WHAT YOU NEED TO DO:
Print the lines from the one that contains "Generate a web" to the one that contains "9.9, 11.2, 12.8];", inclusive, exactly as they appear, and please drop any pictures.

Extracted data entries
·····

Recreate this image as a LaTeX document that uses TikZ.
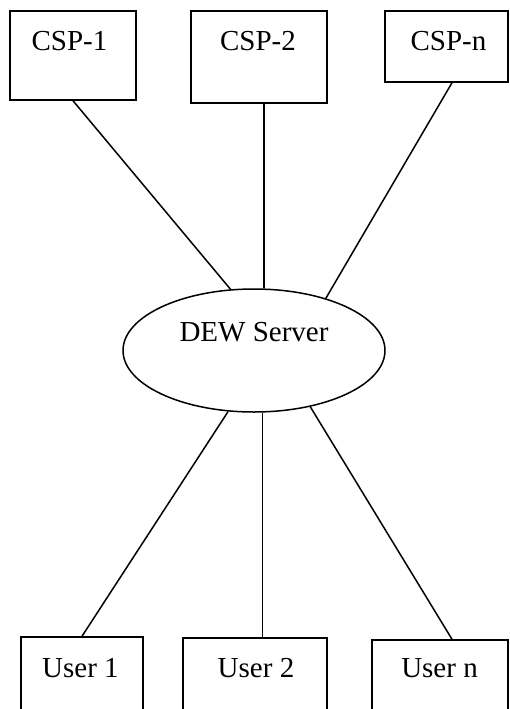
\documentclass[tikz,border=0pt]{standalone}
\usepackage{fontspec}
\setmainfont{Liberation Serif}
\usetikzlibrary{shapes.geometric}
\begin{document}
\begin{tikzpicture}[x=1pt,y=-1pt,
  line width=1.5pt,
  box/.style={draw, rectangle, inner sep=0pt, line width=1.5pt},
  lbl/.style={anchor=base, inner sep=0pt, font=\fontsize{29}{34}\selectfont},
  link/.style={line width=1.5pt}]
\useasboundingbox (0,0) rectangle (510,709);
\clip (0,0) rectangle (510,709);
% top boxes
\node[box, minimum width=126pt, minimum height=89pt] (c1) at (73,55.5) {};
\node[box, minimum width=136pt, minimum height=92pt] (c2) at (259,57) {};
\node[box, minimum width=123pt, minimum height=71pt] (cn) at (446.5,46.5) {};
\node[lbl] (t1) at (69.5,50.5) {CSP-1};
\node[lbl] (t2) at (258,50.5) {CSP-2};
\node[lbl] (tn) at (448.5,50.5) {CSP-n};
% server
\node[draw, ellipse, inner sep=0pt, minimum width=262pt, minimum height=123pt, line width=1.5pt] (dew) at (254,350.5) {};
\node[lbl] (td) at (254,341.5) {DEW Server};
% bottom boxes
\node[box, minimum width=122pt, minimum height=75pt] (u1) at (82,674.5) {};
\node[box, minimum width=144pt, minimum height=74pt] (u2) at (255,675) {};
\node[box, minimum width=136pt, minimum height=72pt] (un) at (440,676) {};
\node[lbl] (s1) at (80.5,677) {User 1};
\node[lbl] (s2) at (256,677) {User 2};
\node[lbl] (sn) at (439.5,677.5) {User n};
% connectors
\draw[link] (c1.south) -- (dew.111.3);
\draw[link] (dew.81.7) -- (dew.81.7 |- c2.south);
\draw[link] ([xshift=5.5pt]cn.south) -- (dew.36.2);
\draw[link] (dew.247.1) -- (u1.north);
\draw[link] (dew.278.3) -- (dew.278.3 |- u2.north);
\draw[link] (dew.315.7) -- ([xshift=12pt]un.north);
\end{tikzpicture}
\end{document}
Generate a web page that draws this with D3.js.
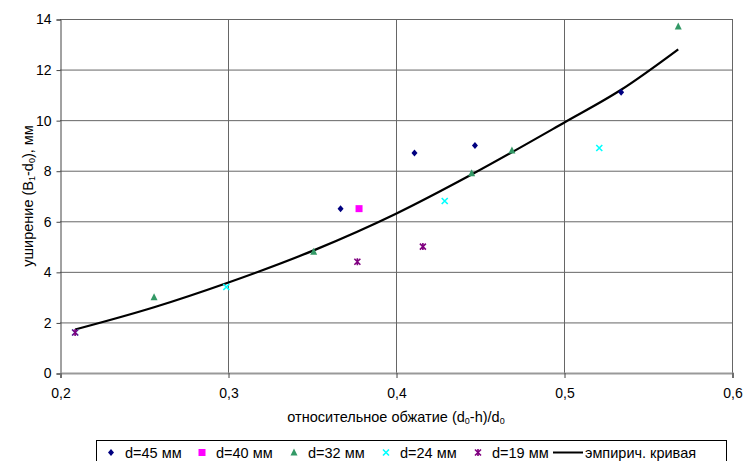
<!DOCTYPE html>
<html><head><meta charset="utf-8">
<script src="https://cdn.jsdelivr.net/npm/d3@7"></script>
<style>body{margin:0;background:#fff}svg{display:block;font-family:"Liberation Sans",Arial,sans-serif}</style>
</head><body><svg id="c" width="744" height="461"></svg>
<script>
const xTicks = [0.2, 0.3, 0.4, 0.5, 0.6];
const xTickLabels = ["0,2", "0,3", "0,4", "0,5", "0,6"];
const yTicks = [0, 2, 4, 6, 8, 10, 12, 14];

const d45x = [0.367, 0.411, 0.447, 0.534];
const d45y = [6.5, 8.7, 9.0, 11.1];
const d40x = [0.378];
const d40y = [6.5];
const d32x = [0.256, 0.351, 0.445, 0.469, 0.568];
const d32y = [3.0, 4.8, 7.9, 8.8, 13.7];
const d24x = [0.209, 0.299, 0.429, 0.521];
const d24y = [1.6, 3.4, 6.8, 8.9];
const d19x = [0.209, 0.377, 0.416];
const d19y = [1.6, 4.4, 5.0];
const curveX = [0.209, 0.256, 0.299, 0.351, 0.40, 0.445, 0.50, 0.534, 0.568];
const curveY = [1.72, 2.6, 3.55, 4.85, 6.3, 7.85, 9.9, 11.2, 12.8];

const series = [
  {name: "d=45 мм", xs: d45x, ys: d45y, type: "diamond", color: "#000080"},
  {name: "d=40 мм", xs: d40x, ys: d40y, type: "square", color: "#ff00ff"},
  {name: "d=32 мм", xs: d32x, ys: d32y, type: "triangle", color: "#339966"},
  {name: "d=24 мм", xs: d24x, ys: d24y, type: "x", color: "#00ffff"},
  {name: "d=19 мм", xs: d19x, ys: d19y, type: "star", color: "#800080"}
];

const svg = d3.select("#c");
const L = 60, R = 732, T = 19, B = 373;
const x = d3.scaleLinear().domain([0.2, 0.6]).range([L, R]);
const y = d3.scaleLinear().domain([0, 14]).range([B, T]);

// gridlines
svg.append("g").selectAll("line").data(yTicks.slice(1)).join("line")
  .attr("x1", L).attr("x2", R).attr("y1", d => y(d) + 0.5).attr("y2", d => y(d) + 0.5)
  .attr("stroke", "#666").attr("stroke-width", 1);
svg.append("g").selectAll("line").data(xTicks.slice(1)).join("line")
  .attr("y1", T).attr("y2", B).attr("x1", d => x(d) + 0.5).attr("x2", d => x(d) + 0.5)
  .attr("stroke", "#666").attr("stroke-width", 1);

// axes
const yAxis = d3.axisLeft(y).tickValues(yTicks).tickSize(4).tickPadding(5).tickFormat(d => d);
const gy = svg.append("g").attr("transform", `translate(${L + 0.5},0.5)`).call(yAxis);
gy.select(".domain").attr("stroke", "#444");
gy.selectAll(".tick line").attr("stroke", "#444");
gy.selectAll("text").attr("font-size", 14).attr("fill", "#000").attr("font-family", "Liberation Sans, Arial, sans-serif");

const xAxis = d3.axisBottom(x).tickValues(xTicks).tickSize(5).tickPadding(10).tickFormat((d, i) => xTickLabels[i]);
const gx = svg.append("g").attr("transform", `translate(0.5,${B})`).call(xAxis);
gx.select(".domain").attr("stroke", "#999").attr("stroke-width", 2);
gx.selectAll(".tick line").attr("stroke", "#444");
gx.selectAll("text").attr("font-size", 14).attr("fill", "#000").attr("font-family", "Liberation Sans, Arial, sans-serif");

// axis titles
const yt = svg.append("text").attr("transform", `translate(33,${(T + B) / 2}) rotate(-90)`)
  .attr("text-anchor", "middle").attr("font-size", 14.5);
yt.append("tspan").text("уширение (B");
yt.append("tspan").text("1").attr("font-size", 9).attr("dy", 2);
yt.append("tspan").text("-d").attr("dy", -2);
yt.append("tspan").text("0").attr("font-size", 9).attr("dy", 2);
yt.append("tspan").text("), мм").attr("dy", -2);

const xt = svg.append("text").attr("x", (L + R) / 2).attr("y", 422)
  .attr("text-anchor", "middle").attr("font-size", 14.5);
xt.append("tspan").text("относительное обжатие (d");
xt.append("tspan").text("0").attr("font-size", 9).attr("dy", 2);
xt.append("tspan").text("-h)/d").attr("dy", -2);
xt.append("tspan").text("0").attr("font-size", 9).attr("dy", 2);

// marker drawer
function marker(g, type, color, cx, cy) {
  if (type === "diamond") {
    g.append("path").attr("d", `M${cx},${cy - 3.5}L${cx + 3},${cy}L${cx},${cy + 3.5}L${cx - 3},${cy}Z`).attr("fill", color);
  } else if (type === "square") {
    g.append("rect").attr("x", cx - 3.5).attr("y", cy - 3.5).attr("width", 7).attr("height", 7).attr("fill", color);
  } else if (type === "triangle") {
    g.append("path").attr("d", `M${cx},${cy - 4}L${cx + 3.5},${cy + 3}L${cx - 3.5},${cy + 3}Z`).attr("fill", color);
  } else if (type === "x") {
    g.append("path").attr("d", `M${cx - 3},${cy - 3}L${cx + 3},${cy + 3}M${cx - 3},${cy + 3}L${cx + 3},${cy - 3}`)
      .attr("stroke", color).attr("stroke-width", 1.6).attr("fill", "none");
  } else if (type === "star") {
    g.append("path").attr("d", `M${cx - 3},${cy - 3}L${cx + 3},${cy + 3}M${cx - 3},${cy + 3}L${cx + 3},${cy - 3}M${cx},${cy - 3.5}L${cx},${cy + 3.5}`)
      .attr("stroke", color).attr("stroke-width", 1.6).attr("fill", "none");
  }
}

// curve
const line = d3.line().curve(d3.curveMonotoneX).x(d => x(d[0])).y(d => y(d[1]));
svg.append("path").datum(curveX.map((v, i) => [v, curveY[i]]))
  .attr("d", line).attr("fill", "none").attr("stroke", "#000").attr("stroke-width", 2.2);

// points
const pg = svg.append("g");
series.forEach(s => {
  s.xs.forEach((v, i) => marker(pg, s.type, s.color, x(v), y(s.ys[i])));
});

// legend
const lg = svg.append("g");
lg.append("rect").attr("x", 96.5).attr("y", 440.5).attr("width", 630).attr("height", 25)
  .attr("fill", "#fff").attr("stroke", "#000").attr("stroke-width", 1);
const legX = [111, 202, 294, 386, 478];
series.forEach((s, i) => {
  marker(lg, s.type, s.color, legX[i], 452.5);
  lg.append("text").attr("x", legX[i] + 14).attr("y", 457.5).attr("font-size", 14.5).text(s.name);
});
lg.append("line").attr("x1", 553).attr("x2", 583).attr("y1", 452.5).attr("y2", 452.5)
  .attr("stroke", "#000").attr("stroke-width", 2);
lg.append("text").attr("x", 585).attr("y", 457.5).attr("font-size", 14.5).text("эмпирич. кривая");
</script></body></html>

·····

COMPLETED EXERCISE:
Generate a web page that draws this with D3.js.
<!DOCTYPE html>
<html><head><meta charset="utf-8">
<script src="https://cdn.jsdelivr.net/npm/d3@7"></script>
<style>body{margin:0;background:#fff}svg{display:block;font-family:"Liberation Sans",Arial,sans-serif}</style>
</head><body><svg id="c" width="744" height="461"></svg>
<script>
const xTicks = [0.2, 0.3, 0.4, 0.5, 0.6];
const xTickLabels = ["0,2", "0,3", "0,4", "0,5", "0,6"];
const yTicks = [0, 2, 4, 6, 8, 10, 12, 14];

const d45x = [0.367, 0.411, 0.447, 0.534];
const d45y = [6.5, 8.7, 9.0, 11.1];
const d40x = [0.378];
const d40y = [6.5];
const d32x = [0.256, 0.351, 0.445, 0.469, 0.568];
const d32y = [3.0, 4.8, 7.9, 8.8, 13.7];
const d24x = [0.209, 0.299, 0.429, 0.521];
const d24y = [1.6, 3.4, 6.8, 8.9];
const d19x = [0.209, 0.377, 0.416];
const d19y = [1.6, 4.4, 5.0];
const curveX = [0.209, 0.256, 0.299, 0.351, 0.40, 0.445, 0.50, 0.534, 0.568];
const curveY = [1.72, 2.6, 3.55, 4.85, 6.3, 7.85, 9.9, 11.2, 12.8];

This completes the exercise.